Of course, building our future as European car makers is first and foremost about entrepreneurial innovation on our side. We have to invent business models fit for the new playing field, invest in new technologies and offer products and solutions for an affordable and sustainable mobility.

Over the past three years, Renault has not stood idle. One of our proposals has been the creation of Ampere, our dedicated EV and software arm. This is the most substantial and comprehensive response from the European automotive industry to the challenges coming from both East and West.

However, today I’m deeply convinced that we also need a collective response and a public authority able to coordinate a European mobilisation if we want our automotive industry to perform to its full potential.

Having devoted all my career to this industry, I see the question set before us today as pretty simple: does Europe have the will to finally equip itself with a genuine industrial policy for our sector, with a holistic ambition, instead of just piling up deadlines and fines?

In my view, this should be our top priority. We need a few clear principles and objectives, a plan and a dynamic review process so that we can constantly adapt, because what comes next will be no walk in the park.

As an antidote to the proliferation of diktats from the various authorities, let’s establish a one-stop shop for mobility and automotive regulations. Let’s foster the emergence of a framework of stable rules and standards across Europe, following the example of what the Chinese have successfully achieved.

Let’s put in place all the conditions for the emergence of structural projects and allow European champions to emerge in key technologies.
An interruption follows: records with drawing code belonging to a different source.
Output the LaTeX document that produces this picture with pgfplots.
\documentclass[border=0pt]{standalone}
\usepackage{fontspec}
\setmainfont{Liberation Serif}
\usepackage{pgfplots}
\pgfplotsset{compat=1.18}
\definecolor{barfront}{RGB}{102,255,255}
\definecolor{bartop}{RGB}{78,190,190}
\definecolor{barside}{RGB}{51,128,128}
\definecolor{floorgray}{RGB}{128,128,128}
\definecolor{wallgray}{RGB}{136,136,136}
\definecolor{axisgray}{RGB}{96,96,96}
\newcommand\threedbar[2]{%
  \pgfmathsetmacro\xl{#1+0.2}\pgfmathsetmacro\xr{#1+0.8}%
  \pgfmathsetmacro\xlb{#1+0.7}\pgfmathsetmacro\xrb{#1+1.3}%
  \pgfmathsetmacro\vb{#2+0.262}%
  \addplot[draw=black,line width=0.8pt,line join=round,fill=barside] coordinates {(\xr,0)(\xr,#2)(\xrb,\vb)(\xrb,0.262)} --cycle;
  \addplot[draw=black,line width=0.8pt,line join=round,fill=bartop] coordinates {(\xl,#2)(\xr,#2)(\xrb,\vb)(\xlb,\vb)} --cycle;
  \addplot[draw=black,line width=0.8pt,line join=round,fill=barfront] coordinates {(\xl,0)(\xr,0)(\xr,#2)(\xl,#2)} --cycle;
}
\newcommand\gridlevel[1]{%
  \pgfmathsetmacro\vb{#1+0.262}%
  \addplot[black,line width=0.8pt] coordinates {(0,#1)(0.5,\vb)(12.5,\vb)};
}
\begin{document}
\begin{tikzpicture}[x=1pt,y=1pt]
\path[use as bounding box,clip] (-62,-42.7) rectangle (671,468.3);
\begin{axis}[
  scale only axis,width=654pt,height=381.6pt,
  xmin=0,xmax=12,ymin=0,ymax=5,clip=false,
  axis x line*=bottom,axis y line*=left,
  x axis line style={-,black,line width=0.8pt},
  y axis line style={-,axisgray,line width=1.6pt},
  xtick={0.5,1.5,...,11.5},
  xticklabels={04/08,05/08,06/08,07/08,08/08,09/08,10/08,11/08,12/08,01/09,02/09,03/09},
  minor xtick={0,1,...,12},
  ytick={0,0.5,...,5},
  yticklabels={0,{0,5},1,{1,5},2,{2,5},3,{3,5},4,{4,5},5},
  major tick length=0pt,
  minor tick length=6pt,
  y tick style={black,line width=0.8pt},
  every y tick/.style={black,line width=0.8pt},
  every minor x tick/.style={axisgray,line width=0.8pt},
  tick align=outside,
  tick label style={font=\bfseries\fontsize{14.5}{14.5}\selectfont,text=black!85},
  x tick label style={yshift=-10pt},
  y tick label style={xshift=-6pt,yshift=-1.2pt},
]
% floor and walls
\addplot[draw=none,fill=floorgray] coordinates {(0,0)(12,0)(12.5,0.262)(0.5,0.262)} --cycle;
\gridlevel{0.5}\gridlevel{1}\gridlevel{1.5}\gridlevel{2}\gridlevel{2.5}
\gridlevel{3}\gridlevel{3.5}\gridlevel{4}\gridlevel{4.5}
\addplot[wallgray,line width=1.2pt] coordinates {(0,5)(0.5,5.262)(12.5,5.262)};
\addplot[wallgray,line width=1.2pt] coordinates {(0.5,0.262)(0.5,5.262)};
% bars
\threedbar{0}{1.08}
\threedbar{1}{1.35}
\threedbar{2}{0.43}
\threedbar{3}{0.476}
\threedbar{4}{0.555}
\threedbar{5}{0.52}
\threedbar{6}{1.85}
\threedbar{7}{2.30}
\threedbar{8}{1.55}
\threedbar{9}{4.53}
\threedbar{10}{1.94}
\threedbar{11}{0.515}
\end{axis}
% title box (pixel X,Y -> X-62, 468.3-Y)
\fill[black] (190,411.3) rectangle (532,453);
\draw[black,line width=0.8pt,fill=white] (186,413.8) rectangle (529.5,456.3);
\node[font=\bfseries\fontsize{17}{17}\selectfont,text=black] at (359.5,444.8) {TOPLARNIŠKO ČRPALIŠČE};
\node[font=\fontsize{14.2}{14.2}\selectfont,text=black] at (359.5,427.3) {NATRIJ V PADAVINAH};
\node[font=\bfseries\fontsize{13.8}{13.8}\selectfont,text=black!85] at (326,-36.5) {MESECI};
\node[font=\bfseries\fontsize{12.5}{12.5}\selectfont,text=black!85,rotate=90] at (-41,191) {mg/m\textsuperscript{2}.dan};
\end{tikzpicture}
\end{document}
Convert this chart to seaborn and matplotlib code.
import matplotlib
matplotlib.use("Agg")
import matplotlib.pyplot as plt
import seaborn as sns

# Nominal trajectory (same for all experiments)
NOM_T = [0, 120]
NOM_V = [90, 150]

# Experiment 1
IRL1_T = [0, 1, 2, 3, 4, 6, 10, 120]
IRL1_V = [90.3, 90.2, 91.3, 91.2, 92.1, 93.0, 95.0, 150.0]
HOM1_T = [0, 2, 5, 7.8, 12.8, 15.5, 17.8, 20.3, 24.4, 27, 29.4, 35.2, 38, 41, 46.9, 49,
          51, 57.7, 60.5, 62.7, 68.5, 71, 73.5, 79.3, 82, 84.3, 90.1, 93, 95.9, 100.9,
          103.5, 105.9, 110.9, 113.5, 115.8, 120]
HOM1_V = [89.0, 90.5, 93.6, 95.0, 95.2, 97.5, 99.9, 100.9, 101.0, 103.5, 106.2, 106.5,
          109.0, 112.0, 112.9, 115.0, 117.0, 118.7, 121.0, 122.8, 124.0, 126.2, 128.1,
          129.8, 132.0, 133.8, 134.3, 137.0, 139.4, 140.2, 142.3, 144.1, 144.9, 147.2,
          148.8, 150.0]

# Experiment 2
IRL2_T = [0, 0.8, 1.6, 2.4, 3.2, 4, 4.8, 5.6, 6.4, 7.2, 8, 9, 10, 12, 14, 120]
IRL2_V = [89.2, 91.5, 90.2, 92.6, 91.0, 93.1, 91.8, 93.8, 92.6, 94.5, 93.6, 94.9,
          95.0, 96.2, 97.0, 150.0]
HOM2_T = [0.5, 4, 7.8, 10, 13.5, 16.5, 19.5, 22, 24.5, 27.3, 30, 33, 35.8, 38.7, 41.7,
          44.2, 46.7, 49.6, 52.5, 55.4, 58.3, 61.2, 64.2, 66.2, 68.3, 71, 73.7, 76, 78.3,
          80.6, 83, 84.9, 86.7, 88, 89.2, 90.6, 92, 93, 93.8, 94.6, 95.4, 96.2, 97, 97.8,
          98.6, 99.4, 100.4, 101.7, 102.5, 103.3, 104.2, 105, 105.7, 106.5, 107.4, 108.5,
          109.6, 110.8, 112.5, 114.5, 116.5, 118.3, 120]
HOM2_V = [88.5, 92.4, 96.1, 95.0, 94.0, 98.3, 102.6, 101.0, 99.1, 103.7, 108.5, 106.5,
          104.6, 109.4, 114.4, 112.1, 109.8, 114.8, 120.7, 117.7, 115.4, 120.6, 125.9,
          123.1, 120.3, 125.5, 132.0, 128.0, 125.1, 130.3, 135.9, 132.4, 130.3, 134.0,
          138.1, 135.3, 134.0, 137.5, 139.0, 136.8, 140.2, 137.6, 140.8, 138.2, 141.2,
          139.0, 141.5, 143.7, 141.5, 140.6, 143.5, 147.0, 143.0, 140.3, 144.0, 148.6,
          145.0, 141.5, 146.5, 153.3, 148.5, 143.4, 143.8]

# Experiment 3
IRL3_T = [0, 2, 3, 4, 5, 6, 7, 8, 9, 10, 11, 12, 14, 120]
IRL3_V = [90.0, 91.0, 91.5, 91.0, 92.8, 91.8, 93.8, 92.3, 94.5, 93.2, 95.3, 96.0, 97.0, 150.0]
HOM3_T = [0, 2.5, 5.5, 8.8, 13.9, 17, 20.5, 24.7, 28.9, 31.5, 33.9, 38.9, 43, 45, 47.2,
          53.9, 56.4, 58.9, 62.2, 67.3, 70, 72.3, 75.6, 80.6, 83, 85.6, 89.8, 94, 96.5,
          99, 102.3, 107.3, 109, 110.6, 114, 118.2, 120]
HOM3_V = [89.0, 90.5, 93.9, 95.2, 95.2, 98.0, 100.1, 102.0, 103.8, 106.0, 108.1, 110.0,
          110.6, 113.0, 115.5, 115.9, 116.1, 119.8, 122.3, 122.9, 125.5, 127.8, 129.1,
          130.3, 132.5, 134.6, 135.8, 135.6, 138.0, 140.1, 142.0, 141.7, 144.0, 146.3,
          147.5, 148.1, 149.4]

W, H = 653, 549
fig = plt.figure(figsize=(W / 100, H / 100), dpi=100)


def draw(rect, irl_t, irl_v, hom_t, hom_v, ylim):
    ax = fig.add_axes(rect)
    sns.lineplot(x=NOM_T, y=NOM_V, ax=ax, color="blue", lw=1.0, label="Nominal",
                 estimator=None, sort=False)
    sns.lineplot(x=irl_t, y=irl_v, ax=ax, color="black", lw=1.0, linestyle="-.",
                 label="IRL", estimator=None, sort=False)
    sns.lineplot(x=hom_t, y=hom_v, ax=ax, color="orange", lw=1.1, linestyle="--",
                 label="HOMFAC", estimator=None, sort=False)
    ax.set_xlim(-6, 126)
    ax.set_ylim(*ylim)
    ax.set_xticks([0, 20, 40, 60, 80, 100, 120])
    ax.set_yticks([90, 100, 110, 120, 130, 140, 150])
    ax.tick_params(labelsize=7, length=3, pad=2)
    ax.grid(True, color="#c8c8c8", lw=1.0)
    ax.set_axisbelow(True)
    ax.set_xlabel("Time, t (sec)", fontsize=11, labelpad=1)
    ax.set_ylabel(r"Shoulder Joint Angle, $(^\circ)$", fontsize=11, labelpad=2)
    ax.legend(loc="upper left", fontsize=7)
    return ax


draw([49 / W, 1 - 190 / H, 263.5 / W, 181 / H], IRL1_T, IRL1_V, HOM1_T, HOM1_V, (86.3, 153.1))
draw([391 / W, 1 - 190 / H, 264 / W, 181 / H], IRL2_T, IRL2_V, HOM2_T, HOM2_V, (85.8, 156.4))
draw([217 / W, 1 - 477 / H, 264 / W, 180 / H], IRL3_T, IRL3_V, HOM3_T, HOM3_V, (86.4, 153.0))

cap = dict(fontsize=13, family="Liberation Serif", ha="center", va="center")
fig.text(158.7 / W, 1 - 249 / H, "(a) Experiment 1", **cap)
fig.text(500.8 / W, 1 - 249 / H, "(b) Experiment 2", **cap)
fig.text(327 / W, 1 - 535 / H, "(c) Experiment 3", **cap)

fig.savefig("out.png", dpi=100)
Europe did it in the past: it is called Airbus.

It is just as urgent to finally coordinate the efforts of the many industries involved in the huge automotive transition that is already under way, because it is intertwined with challenges across other sectors, including those of the energy and digital sectors, which are undergoing their own revolutions.
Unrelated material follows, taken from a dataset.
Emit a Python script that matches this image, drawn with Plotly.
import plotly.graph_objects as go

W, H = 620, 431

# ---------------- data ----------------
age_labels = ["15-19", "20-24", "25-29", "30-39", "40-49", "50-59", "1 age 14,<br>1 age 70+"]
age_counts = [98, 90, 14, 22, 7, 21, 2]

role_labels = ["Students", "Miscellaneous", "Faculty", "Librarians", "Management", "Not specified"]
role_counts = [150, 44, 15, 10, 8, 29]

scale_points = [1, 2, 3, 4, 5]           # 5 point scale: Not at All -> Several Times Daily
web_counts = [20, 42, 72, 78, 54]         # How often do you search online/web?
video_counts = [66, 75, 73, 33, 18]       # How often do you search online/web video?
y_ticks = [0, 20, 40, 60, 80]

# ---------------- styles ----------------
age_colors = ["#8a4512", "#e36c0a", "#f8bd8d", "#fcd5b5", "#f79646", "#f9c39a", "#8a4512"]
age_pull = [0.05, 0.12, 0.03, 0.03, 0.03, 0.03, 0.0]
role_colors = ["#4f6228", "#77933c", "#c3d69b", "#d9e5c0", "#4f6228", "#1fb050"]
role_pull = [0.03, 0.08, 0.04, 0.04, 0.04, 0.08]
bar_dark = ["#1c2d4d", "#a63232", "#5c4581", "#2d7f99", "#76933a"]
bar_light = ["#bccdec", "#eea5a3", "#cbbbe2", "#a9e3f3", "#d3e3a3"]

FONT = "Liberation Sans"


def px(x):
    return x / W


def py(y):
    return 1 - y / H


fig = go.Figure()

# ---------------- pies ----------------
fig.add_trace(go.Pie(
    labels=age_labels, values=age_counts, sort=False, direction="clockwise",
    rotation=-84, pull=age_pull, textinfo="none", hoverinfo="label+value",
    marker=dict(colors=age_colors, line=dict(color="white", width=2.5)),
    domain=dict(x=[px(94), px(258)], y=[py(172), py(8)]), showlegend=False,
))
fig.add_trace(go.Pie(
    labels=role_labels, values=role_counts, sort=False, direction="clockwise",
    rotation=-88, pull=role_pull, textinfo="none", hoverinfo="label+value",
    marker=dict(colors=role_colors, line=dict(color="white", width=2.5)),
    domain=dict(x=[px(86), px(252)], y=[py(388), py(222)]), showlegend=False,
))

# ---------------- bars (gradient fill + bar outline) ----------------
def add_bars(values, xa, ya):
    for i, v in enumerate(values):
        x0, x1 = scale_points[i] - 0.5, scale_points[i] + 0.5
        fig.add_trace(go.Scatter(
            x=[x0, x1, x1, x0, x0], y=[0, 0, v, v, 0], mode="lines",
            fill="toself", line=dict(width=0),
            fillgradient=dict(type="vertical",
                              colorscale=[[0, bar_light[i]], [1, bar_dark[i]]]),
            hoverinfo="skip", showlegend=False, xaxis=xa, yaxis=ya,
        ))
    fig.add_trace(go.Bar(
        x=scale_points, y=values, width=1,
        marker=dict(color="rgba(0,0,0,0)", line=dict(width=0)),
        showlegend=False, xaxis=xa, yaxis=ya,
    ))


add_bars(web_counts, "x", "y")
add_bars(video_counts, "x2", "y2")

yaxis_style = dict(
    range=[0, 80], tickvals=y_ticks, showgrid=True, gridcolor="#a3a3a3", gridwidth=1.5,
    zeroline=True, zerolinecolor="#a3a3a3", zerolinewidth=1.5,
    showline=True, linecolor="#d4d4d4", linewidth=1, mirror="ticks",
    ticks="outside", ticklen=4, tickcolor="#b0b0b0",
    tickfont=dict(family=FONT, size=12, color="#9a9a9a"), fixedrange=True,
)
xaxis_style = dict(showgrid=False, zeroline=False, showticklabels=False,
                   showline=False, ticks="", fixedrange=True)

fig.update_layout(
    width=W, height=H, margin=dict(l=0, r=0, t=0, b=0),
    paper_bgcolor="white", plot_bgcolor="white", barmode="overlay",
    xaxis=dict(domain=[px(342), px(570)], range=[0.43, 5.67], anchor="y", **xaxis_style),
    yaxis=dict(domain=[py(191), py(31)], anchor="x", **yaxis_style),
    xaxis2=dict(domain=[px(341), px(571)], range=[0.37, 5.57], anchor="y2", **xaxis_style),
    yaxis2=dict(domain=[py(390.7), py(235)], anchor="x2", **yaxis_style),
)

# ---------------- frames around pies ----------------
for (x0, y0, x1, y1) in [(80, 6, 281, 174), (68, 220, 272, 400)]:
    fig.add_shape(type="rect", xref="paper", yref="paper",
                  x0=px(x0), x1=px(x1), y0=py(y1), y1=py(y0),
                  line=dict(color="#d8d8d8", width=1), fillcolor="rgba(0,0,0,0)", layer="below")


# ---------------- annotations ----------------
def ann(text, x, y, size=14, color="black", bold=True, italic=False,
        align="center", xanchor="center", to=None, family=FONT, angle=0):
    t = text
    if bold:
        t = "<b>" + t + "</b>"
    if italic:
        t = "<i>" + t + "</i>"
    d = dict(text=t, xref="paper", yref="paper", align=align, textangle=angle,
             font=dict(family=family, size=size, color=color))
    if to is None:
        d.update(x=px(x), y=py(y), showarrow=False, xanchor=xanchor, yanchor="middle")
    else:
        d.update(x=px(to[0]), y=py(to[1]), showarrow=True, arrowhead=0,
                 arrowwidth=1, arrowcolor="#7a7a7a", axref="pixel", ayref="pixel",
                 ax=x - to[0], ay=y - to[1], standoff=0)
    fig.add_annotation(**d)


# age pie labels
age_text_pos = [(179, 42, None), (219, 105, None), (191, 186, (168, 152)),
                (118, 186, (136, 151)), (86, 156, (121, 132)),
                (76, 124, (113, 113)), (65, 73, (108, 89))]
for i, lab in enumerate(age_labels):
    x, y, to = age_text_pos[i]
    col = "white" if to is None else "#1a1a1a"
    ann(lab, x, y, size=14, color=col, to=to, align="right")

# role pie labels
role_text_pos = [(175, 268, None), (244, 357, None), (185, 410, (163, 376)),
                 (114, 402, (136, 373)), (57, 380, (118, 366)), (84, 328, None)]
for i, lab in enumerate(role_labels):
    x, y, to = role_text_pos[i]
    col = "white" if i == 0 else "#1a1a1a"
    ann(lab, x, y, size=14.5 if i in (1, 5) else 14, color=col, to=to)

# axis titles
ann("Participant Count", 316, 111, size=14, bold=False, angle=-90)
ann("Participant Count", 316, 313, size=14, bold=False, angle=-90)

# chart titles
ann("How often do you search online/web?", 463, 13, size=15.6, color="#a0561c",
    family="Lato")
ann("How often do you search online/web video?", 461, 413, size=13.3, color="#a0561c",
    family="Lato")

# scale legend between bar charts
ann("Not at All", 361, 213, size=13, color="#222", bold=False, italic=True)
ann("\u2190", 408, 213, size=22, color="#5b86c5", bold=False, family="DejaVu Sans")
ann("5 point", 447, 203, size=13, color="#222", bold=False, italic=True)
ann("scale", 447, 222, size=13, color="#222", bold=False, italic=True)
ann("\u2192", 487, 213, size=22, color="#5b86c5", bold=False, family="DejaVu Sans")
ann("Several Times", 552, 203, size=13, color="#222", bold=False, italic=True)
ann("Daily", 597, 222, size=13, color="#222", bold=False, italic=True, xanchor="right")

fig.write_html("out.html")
For instance, the mining, chemicals, energy and manufacturing industries, plus infrastructure, national and local authorities all need to work together.

Their efforts have to be orchestrated across the entire value chain, from upstream to downstream. We also need to be alert to what our competitors are doing and to keep adapting. Faced with the challenge from China and the US, Europe must invent its own model.
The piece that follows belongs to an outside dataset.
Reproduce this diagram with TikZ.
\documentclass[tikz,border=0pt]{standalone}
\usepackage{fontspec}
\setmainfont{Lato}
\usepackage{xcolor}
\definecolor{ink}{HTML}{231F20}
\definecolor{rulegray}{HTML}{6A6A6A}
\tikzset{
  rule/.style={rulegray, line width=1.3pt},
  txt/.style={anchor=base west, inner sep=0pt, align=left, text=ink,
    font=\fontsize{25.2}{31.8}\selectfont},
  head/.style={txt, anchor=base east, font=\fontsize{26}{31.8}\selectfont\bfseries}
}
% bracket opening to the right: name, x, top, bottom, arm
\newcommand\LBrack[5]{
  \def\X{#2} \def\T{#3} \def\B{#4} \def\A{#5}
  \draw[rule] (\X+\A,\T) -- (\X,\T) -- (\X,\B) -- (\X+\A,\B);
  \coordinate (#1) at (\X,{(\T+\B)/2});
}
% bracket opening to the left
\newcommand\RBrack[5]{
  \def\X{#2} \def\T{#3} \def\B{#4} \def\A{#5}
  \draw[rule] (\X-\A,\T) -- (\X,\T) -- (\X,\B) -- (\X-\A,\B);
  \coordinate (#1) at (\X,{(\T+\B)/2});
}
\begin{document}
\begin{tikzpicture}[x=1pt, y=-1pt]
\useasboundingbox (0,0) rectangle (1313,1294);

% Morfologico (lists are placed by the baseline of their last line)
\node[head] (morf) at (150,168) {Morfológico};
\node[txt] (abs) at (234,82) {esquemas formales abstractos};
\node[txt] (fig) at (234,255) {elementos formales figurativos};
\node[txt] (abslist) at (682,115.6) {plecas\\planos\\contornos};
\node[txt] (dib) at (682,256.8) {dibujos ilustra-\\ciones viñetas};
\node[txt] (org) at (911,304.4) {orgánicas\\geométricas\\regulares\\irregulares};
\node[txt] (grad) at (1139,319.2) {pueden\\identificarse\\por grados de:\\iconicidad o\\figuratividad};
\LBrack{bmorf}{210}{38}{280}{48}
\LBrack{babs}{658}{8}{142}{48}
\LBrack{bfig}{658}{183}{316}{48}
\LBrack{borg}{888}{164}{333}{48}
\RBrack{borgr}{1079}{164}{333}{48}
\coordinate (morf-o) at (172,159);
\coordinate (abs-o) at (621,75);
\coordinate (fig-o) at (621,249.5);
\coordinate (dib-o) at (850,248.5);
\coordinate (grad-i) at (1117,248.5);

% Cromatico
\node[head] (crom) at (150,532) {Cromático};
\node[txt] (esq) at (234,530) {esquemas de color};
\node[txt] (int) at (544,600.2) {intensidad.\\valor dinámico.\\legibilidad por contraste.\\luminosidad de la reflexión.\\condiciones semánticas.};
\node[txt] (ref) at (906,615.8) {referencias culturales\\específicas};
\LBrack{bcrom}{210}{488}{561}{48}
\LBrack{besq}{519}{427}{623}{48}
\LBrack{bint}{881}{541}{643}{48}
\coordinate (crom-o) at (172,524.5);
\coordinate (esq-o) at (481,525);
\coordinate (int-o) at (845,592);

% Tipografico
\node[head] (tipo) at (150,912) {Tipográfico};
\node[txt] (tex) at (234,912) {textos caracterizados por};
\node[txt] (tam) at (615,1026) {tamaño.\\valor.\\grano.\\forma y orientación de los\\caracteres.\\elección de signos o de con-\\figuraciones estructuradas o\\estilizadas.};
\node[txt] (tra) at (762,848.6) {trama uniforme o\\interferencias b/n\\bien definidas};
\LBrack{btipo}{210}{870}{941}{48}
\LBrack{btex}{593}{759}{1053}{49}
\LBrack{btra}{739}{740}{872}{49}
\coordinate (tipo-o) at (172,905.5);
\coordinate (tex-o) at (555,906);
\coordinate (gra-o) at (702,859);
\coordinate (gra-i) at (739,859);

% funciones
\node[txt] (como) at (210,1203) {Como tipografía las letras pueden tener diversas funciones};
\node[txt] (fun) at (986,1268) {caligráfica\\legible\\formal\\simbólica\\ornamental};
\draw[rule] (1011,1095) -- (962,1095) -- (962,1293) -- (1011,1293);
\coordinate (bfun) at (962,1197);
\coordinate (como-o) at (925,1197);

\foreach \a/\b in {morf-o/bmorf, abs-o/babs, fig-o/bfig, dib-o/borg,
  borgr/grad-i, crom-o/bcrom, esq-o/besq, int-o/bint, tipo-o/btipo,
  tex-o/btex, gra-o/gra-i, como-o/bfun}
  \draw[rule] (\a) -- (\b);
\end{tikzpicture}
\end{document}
A hybrid model between private initiative and public intervention should enable us first to protect and strengthen ourselves and then in the medium and long term go back on the offensive, always in a context of fairness and healthy competition.

European car makers are fully committed to decarbonisation: they are investing £200bn in electrification. But while they applaud the objective, they believe they should have a say about how it is achieved.

That could mean adopting a principle of technological neutrality, encouraging Europe’s 200 biggest cities to harmonise their mobility policies and setting up green economic development zones in each country to foster the emergence of industry or business clusters, where companies, innovators and suppliers can coexist to share resources and development.

A key part of that is developing a market of compact and affordable electric vehicles to ensure that cars remain affordable for all, with limited impact in cities and on the environment.

The list is long, but fostering an ecosystem for hydrogen production and distribution or around software development for common goals are concrete examples of value chains that require a team approach. Let the public authorities identify 10 of them as strategic priorities and launch cross-cutting initiatives on a European scale.

Let’s force the relevant players to coordinate. I think this would be enough to get the ball rolling and bring us up to the level we deserve. These challenges are facing us all: politicians, manufacturers, stakeholders and citizens.

To pave the way for a shared response and collective mobilisation, let’s put the automobile back at the heart of the public debate. Here I have shared just some of the proposals I am putting forward, but I hope it demonstrates that if we stop seeing the automotive industry as the problem, it will be part of the solution. For the EU and – why not? – for the UK.